So, in my playing around with these files, what I found was that it was not necessary to modify the content of image files at all, for Word, they can be resized simply by changing the picwgoal/pichgoal commands preceding them. However, this doesn’t work with the picw/pich commands, and in fact, as I said before, Word may be ignoring them completely; it definitely does so in some cases. (In any case, if Scrivener is simply copying the actual dimensions encoded into the embedded–resized–image file, they are redundant.)

As to why I am doing this, well, I’m still in the mode of trying to make submittable manuscripts in APA format that are Word-compatible. One of the new requirements is that figures be incorporated into the text on the same page as the figure caption (previously, they were submitted separately as high-resolution image files). I’m trying to understand how Scrivener’s conception of RTF images differs from Words, specifically as it pertains to Word’s notion of embedding an image file “as-is” (i.e., full resolution, just copied into the text file in hex or binary format), but scaled for printing in a specific manner. It would be useful if the full-resolution versions of the figures could be embedded into the submitted manuscript rather than having to provide them separately later on.

Thanks again for your illuminating reply, RTF is just unbelievably opaque.

Greg Shenaut

KB · March 2, 2010, 5:03pm

When it comes to points and pixels, everything is messed up. You are right that points are pixels are separate things, but in many places they are assumed to be the same thing. In fact, the information about width and height I am placing in picw and pich is derived from NSImage’s -size method, which really returns the size in points. So to get the correct height and width in twips, you just need to multiply the height and width Scrivener gives in picw and pich by 20. (Scrivener should really use NSImageRep’s -pixelsHigh and -pixelsWidth in the picw and pich settings, and I’ll look into this in the future.)

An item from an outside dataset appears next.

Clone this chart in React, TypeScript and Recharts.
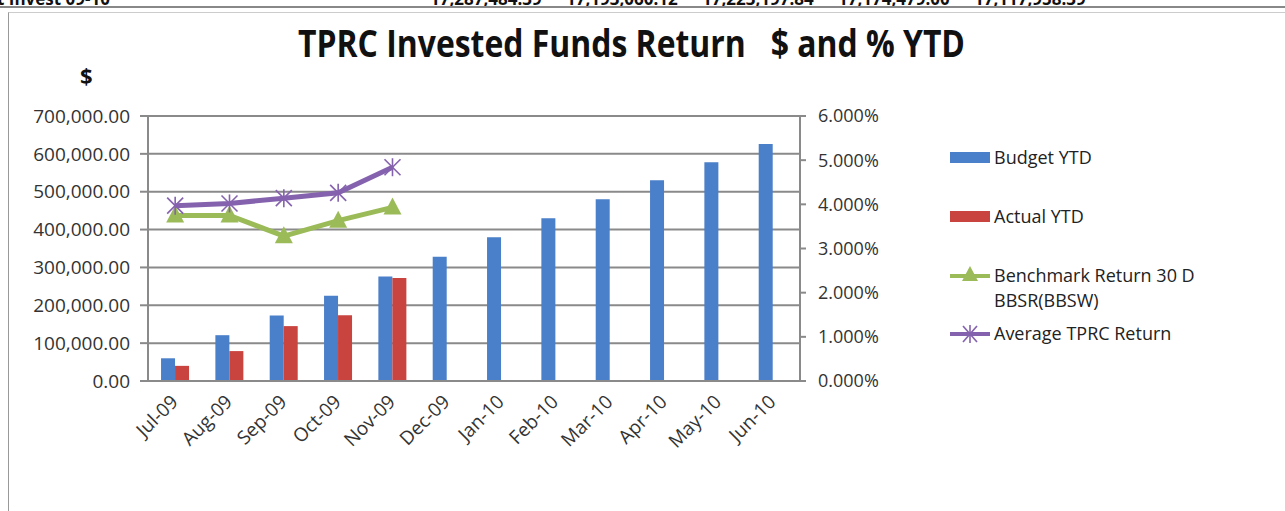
import React from 'react';
import {
  ComposedChart, Bar, Line, XAxis, YAxis, CartesianGrid
} from 'recharts';

// chart values
const months = ['Jul-09', 'Aug-09', 'Sep-09', 'Oct-09', 'Nov-09', 'Dec-09', 'Jan-10', 'Feb-10', 'Mar-10', 'Apr-10', 'May-10', 'Jun-10'];
const budgetYtd = [60000, 121000, 173000, 225000, 276000, 328000, 380000, 430000, 480000, 530000, 578000, 626000];
const actualYtd = [40000, 79000, 145000, 174000, 272000, null, null, null, null, null, null, null];
const benchmarkReturn = [0.0375, 0.0375, 0.0328, 0.0363, 0.0393, null, null, null, null, null, null, null];
const avgTprcReturn = [0.0397, 0.0402, 0.0414, 0.0426, 0.0484, null, null, null, null, null, null, null];

const leftTicks = [0, 100000, 200000, 300000, 400000, 500000, 600000, 700000];
const rightTicks = [0, 0.01, 0.02, 0.03, 0.04, 0.05, 0.06];
const edgeTicks = [0, 1, 2, 3, 4, 5, 6, 7, 8, 9, 10, 11, 12];

// header row above the chart (cut off in the picture)
const headerNumbers = ['17,287,484.39', '17,193,060.12', '17,223,197.84', '17,174,479.00', '17,117,958.39'];

const BLUE = '#4A7FC9';
const RED = '#C9433F';
const GREEN = '#9BBB59';
const PURPLE = '#8562AE';
const FONT = '"Open Sans", sans-serif';

const data = months.map((m, i) => ({
  month: m,
  idx: i + 0.5,
  budget: budgetYtd[i],
  actual: actualYtd[i],
  bench: benchmarkReturn[i],
  avg: avgTprcReturn[i],
}));

const fmtMoney = (v: number) =>
  v.toLocaleString('en-US', { minimumFractionDigits: 2, maximumFractionDigits: 2 });
const fmtPct = (v: number) => `${(v * 100).toFixed(3)}%`;

const TriangleDot = (props: any) => {
  const { cx, cy } = props;
  if (cx == null || cy == null) return null;
  return <path d={`M${cx},${cy - 10} L${cx + 9},${cy + 7} L${cx - 9},${cy + 7} Z`} fill={GREEN} />;
};

const StarDot = (props: any) => {
  const { cx, cy } = props;
  if (cx == null || cy == null) return null;
  return (
    <g stroke={PURPLE} strokeWidth={1.6}>
      <line x1={cx - 8} y1={cy - 8} x2={cx + 8} y2={cy + 8} />
      <line x1={cx - 8} y1={cy + 8} x2={cx + 8} y2={cy - 8} />
      <line x1={cx} y1={cy - 9} x2={cx} y2={cy + 9} />
    </g>
  );
};

const MonthTick = (props: any) => {
  const { x, y, payload } = props;
  return (
    <text
      x={x + 4}
      y={y + 14}
      textAnchor="end"
      transform={`rotate(-45 ${x + 4} ${y + 14})`}
      fontFamily={FONT}
      fontSize={19}
      fill="#333"
    >
      {payload.value}
    </text>
  );
};

const LegendBox = () => {
  const label = { fontFamily: FONT, fontSize: 18, color: '#222', lineHeight: '25px' };
  return (
    <div style={{ position: 'absolute', left: 950, top: 145, width: 300, height: 220 }}>
      <div style={{ position: 'absolute', left: 0, top: 0, display: 'flex', alignItems: 'center' }}>
        <div style={{ width: 40, height: 11, background: BLUE, marginRight: 4 }} />
        <span style={label}>Budget YTD</span>
      </div>
      <div style={{ position: 'absolute', left: 0, top: 59, display: 'flex', alignItems: 'center' }}>
        <div style={{ width: 40, height: 11, background: RED, marginRight: 4 }} />
        <span style={label}>Actual YTD</span>
      </div>
      <div style={{ position: 'absolute', left: 0, top: 118, display: 'flex', alignItems: 'flex-start' }}>
        <svg width={44} height={25} style={{ flex: 'none' }}>
          <line x1={0} y1={13} x2={40} y2={13} stroke={GREEN} strokeWidth={4} />
          <path d="M20,3 L28,18 L12,18 Z" fill={GREEN} />
        </svg>
        <span style={label}>Benchmark Return 30 D<br />BBSR(BBSW)</span>
      </div>
      <div style={{ position: 'absolute', left: 0, top: 176, display: 'flex', alignItems: 'center' }}>
        <svg width={44} height={25} style={{ flex: 'none' }}>
          <line x1={0} y1={13} x2={40} y2={13} stroke={PURPLE} strokeWidth={4} />
          <g stroke={PURPLE} strokeWidth={1.6}>
            <line x1={13} y1={5} x2={27} y2={21} />
            <line x1={13} y1={21} x2={27} y2={5} />
            <line x1={20} y1={4} x2={20} y2={22} />
          </g>
        </svg>
        <span style={label}>Average TPRC Return</span>
      </div>
    </div>
  );
};

const App = () => {
  return (
    <div style={{ position: 'absolute', left: 0, top: 0, width: 1285, height: 511, background: '#fff', overflow: 'hidden' }}>
      {/* cut-off header row */}
      <div style={{ position: 'absolute', left: -3, top: -13, fontFamily: FONT, fontWeight: 700, fontSize: 17, color: '#111' }}>
        t Invest 09-10
      </div>
      {headerNumbers.map((n, i) => (
        <div
          key={n}
          style={{ position: 'absolute', left: 430 + i * 136, top: -13, fontFamily: FONT, fontWeight: 700, fontSize: 17, color: '#111' }}
        >
          {n}
        </div>
      ))}
      <div style={{ position: 'absolute', left: 0, top: 6, width: 1285, height: 0, borderTop: '2px solid #888' }} />
      <div style={{ position: 'absolute', left: 8, top: 12, width: 1285, height: 511, borderLeft: '1px solid #999', borderTop: '1px solid #ccc' }} />

      <svg style={{ position: 'absolute', left: 0, top: 0 }} width={1285} height={100}>
        <text
          x={298}
          y={57}
          textLength={667}
          lengthAdjust="spacingAndGlyphs"
          fontFamily={FONT}
          fontWeight={700}
          fontSize={38}
          fill="#111"
          style={{ whiteSpace: 'pre' }}
        >
          TPRC Invested Funds Return   $ and % YTD
        </text>
        <text x={80} y={84} fontFamily={FONT} fontWeight={700} fontSize={22} fill="#111">$</text>
      </svg>

      <ComposedChart
        width={1285}
        height={511}
        data={data}
        margin={{ top: 116, right: 385, bottom: 49, left: 0 }}
        barCategoryGap="24%"
        barGap={0}
        style={{ position: 'absolute', left: 0, top: 0 }}
      >
        <CartesianGrid horizontal vertical={false} stroke="#8a8a8a" strokeWidth={2} yAxisId="left" />
        <XAxis
          xAxisId="cat"
          dataKey="month"
          interval={0}
          tick={<MonthTick />}
          tickLine={false}
          axisLine={{ stroke: '#8a8a8a', strokeWidth: 2 }}
          height={80}
        />
        <XAxis
          xAxisId="edges"
          type="number"
          dataKey="idx"
          domain={[0, 12]}
          ticks={edgeTicks}
          tick={false}
          tickSize={9}
          tickLine={{ stroke: '#8a8a8a', strokeWidth: 2 }}
          axisLine={false}
          height={1}
        />
        <YAxis
          yAxisId="left"
          domain={[0, 700000]}
          ticks={leftTicks}
          tickFormatter={fmtMoney}
          width={148}
          tickSize={8}
          tickMargin={10}
          tickLine={{ stroke: '#8a8a8a', strokeWidth: 2 }}
          axisLine={{ stroke: '#8a8a8a', strokeWidth: 2 }}
          tick={{ fontFamily: FONT, fontSize: 19, fill: '#333' }}
        />
        <YAxis
          yAxisId="right"
          orientation="right"
          domain={[0, 0.06]}
          ticks={rightTicks}
          tickFormatter={fmtPct}
          width={100}
          tickSize={6}
          tickMargin={12}
          tickLine={{ stroke: '#8a8a8a', strokeWidth: 2 }}
          axisLine={{ stroke: '#8a8a8a', strokeWidth: 2 }}
          tick={{ fontFamily: FONT, fontSize: 18, fill: '#333' }}
        />
        <Bar xAxisId="cat" yAxisId="left" dataKey="budget" name="Budget YTD" fill={BLUE} isAnimationActive={false} />
        <Bar xAxisId="cat" yAxisId="left" dataKey="actual" name="Actual YTD" fill={RED} isAnimationActive={false} />
        <Line
          xAxisId="cat"
          yAxisId="right"
          dataKey="bench"
          name="Benchmark Return 30 D BBSR(BBSW)"
          stroke={GREEN}
          strokeWidth={5}
          dot={<TriangleDot />}
          activeDot={false}
          connectNulls={false}
          isAnimationActive={false}
        />
        <Line
          xAxisId="cat"
          yAxisId="right"
          dataKey="avg"
          name="Average TPRC Return"
          stroke={PURPLE}
          strokeWidth={5}
          dot={<StarDot />}
          activeDot={false}
          connectNulls={false}
          isAnimationActive={false}
        />
      </ComposedChart>
      <LegendBox />
    </div>
  );
};

export default App;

As for resolution, you shouldn’t have any problems here. Even though the image is resized, its image data is retained. So it is resized, not rescaled. I have just tried going back and forth between Word and Scrivener, scaling images to the smallest they will go in each, opening up the RTF file in the other application and scaling them large again, and no resolution was lost.

All the best,
Keith

gshenaut · March 2, 2010, 8:50pm

OK, I’m beginning to understand this better.

I did some tests similar to what you did with scaled images, and I learned two things from them: as before, the picw/pich commands could be removed from the exported Scrivener file, and Word would still display the images perfectly well, sized correctly. I also doubled both of the numbers to see what Word would do, and as before, this had no effect on the size of the image displayed in Word.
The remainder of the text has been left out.